This document is an excerpt from the EUR-Lex website
Document 52012DC0733
COMMUNICATION FROM THE COMMISSION TO THE COUNCIL in accordance with Article 395 of Council Directive 2006/112/EC
MEDEDELING VAN DE COMMISSIE AAN DE RAAD overeenkomstig artikel 395 van Richtlijn 2006/112/EG van de Raad
MEDEDELING VAN DE COMMISSIE AAN DE RAAD overeenkomstig artikel 395 van Richtlijn 2006/112/EG van de Raad
/* COM/2012/0733 final */
MEDEDELING VAN DE COMMISSIE AAN DE RAAD overeenkomstig artikel 395 van Richtlijn 2006/112/EG van de Raad /* COM/2012/0733 final */
MEDEDELING VAN DE COMMISSIE AAN DE RAAD overeenkomstig artikel 395 van Richtlijn
2006/112/EG van de Raad
1.
ACHTERGROND
Overeenkomstig artikel 395 van Richtlijn
2006/112/EG van de Raad van 28 november 2006 betreffende het gemeenschappelijke
stelsel van belasting over de toegevoegde waarde (hierna "de
btw-richtlijn" genoemd) kan de Raad op voorstel van de Commissie met
eenparigheid van stemmen elke lidstaat machtigen bijzondere, van de bepalingen
van deze richtlijn afwijkende maatregelen te treffen, teneinde de
belastinginning te vereenvoudigen of bepaalde vormen van belastingfraude of
-ontwijking te voorkomen. De Raad dient zijn goedkeuring te geven voordat een
lidstaat zijn nationale wetgeving mag wijzigen. Aangezien deze procedure
voorziet in de mogelijkheid om af te wijken van de algemene beginselen van de
btw, dienen dergelijke derogaties – overeenkomstig de vaste rechtspraak van het
Europese Hof van Justitie – een beperkt en proportioneel karakter te hebben. Bij brief, ingekomen bij de Commissie op 24 februari
2012, heeft de Franse Republiek verzocht om maatregelen te mogen invoeren die
afwijken van artikel 193 van de btw-richtlijn. Overeenkomstig artikel 395, lid
2, van die richtlijn heeft de Commissie de overige lidstaten bij brief van 9
november 2012 van het verzoek van Frankrijk in kennis gesteld. Bij brief van 12
november 2012 heeft de Commissie Frankrijk meegedeeld dat zij over alle
gegevens beschikte die zij nodig achtte voor de beoordeling van het verzoek. Bij brief, ingekomen bij de Commissie op 11
juni 2012, heeft de Bondsrepubliek Duitsland verzocht om maatregelen te mogen
invoeren die afwijken van artikel 193 van de btw-richtlijn. Overeenkomstig
artikel 395, lid 2, van die richtlijn heeft de Commissie de overige lidstaten
bij brief van 9 november 2012 van het verzoek van Duitsland in kennis gesteld.

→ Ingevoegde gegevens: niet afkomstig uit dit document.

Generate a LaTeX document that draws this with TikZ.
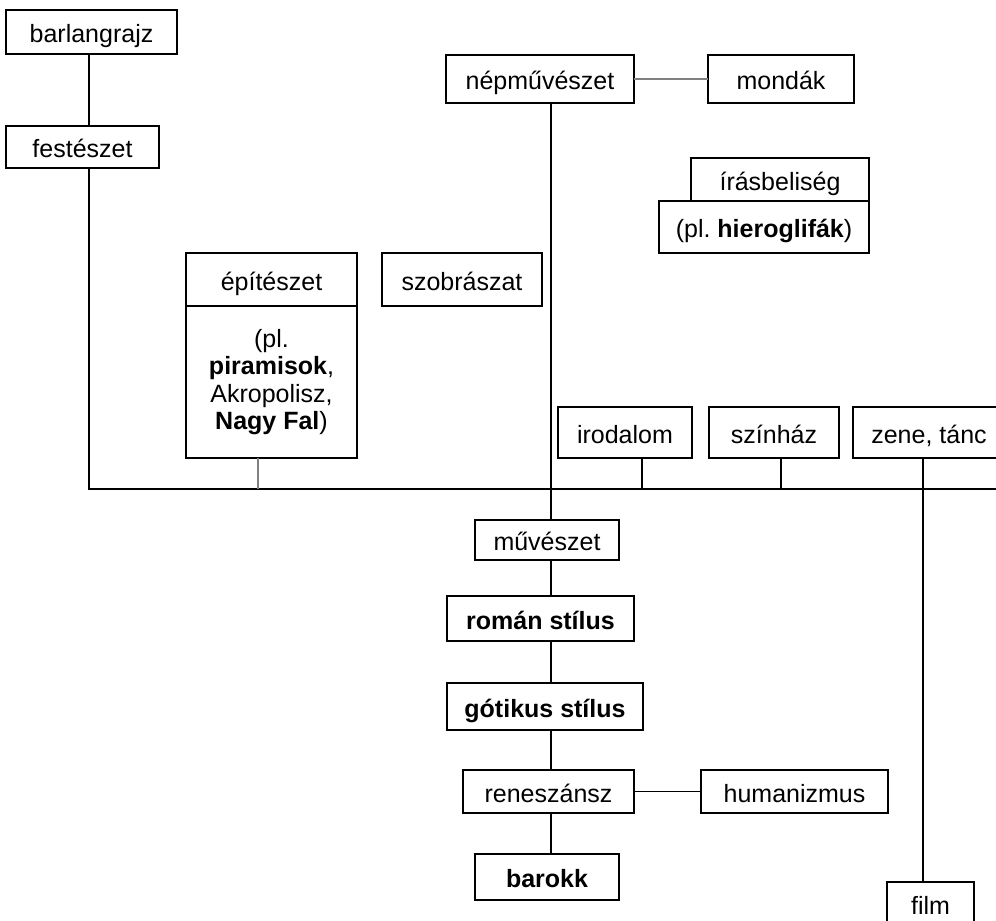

Bij brief van 12 november 2012 heeft de Commissie Duitsland meegedeeld dat zij
over alle gegevens beschikte die zij nodig achtte voor de beoordeling van het
verzoek. Bij brief, ingekomen bij de Commissie op 25
juli 2012, heeft de Republiek Oostenrijk verzocht om maatregelen te mogen
invoeren die afwijken van artikel 193 van de btw-richtlijn. Overeenkomstig
artikel 395, lid 2, van die richtlijn heeft de Commissie de overige lidstaten
bij brief van 9 november 2012 van het verzoek van Oostenrijk in kennis gesteld.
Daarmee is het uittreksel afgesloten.